Éditeur : Oxford University Press
256 pages
ISBN : 9780198786566
£60

What is good luck and what did it mean to the Romans? What connections were there between luck and childbirth, victory in war, or success in business? What did Roman statesmen like Cicero and Caesar think about luck? This volume aims to address these questions by focusing on the Latin goddess Fortuna, one of the better known deities in ancient Italy. The earliest forms of her worship can be traced back to archaic Latium, and though the chronological scope of the discussion presented here covers the archaic age to the late Republic, she was still a widely recognized allegorical figure during the Middle Ages and the Renaissance.

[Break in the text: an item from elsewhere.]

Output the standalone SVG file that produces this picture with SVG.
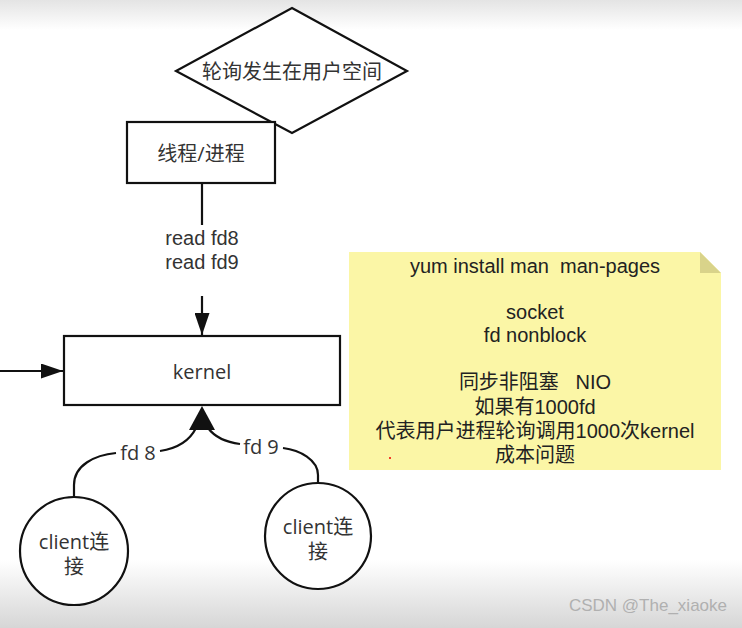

The primary reason for Fortuna's longevity is that she was a conceptual deity, symbiotically connected to the concept of chance and good fortune. When communities, individuals, and social groups interacted with the goddess, they were inevitably also interacting with the concept: renegotiating it, enriching it with new meanings, and challenging established associations. All the available literary, epigraphic, and archaeological sources on Fortuna are explored here in depth, including analyses of all the attested sanctuaries of the goddess in Italy, an updated study of inscribed gifts offered to her by a variety of individuals, and discussion of how authors such as Cicero and Caesar wrote about Fortuna, chance, and good luck. This study of the goddess based on conceptual analysis serves to construct a radically new picture of the historical development of this deity in the context of the cultural interactions taking place in ancient Italy, and also suggests a new approach to polytheism based on an exploration of the connection between gods and goddesses and concepts.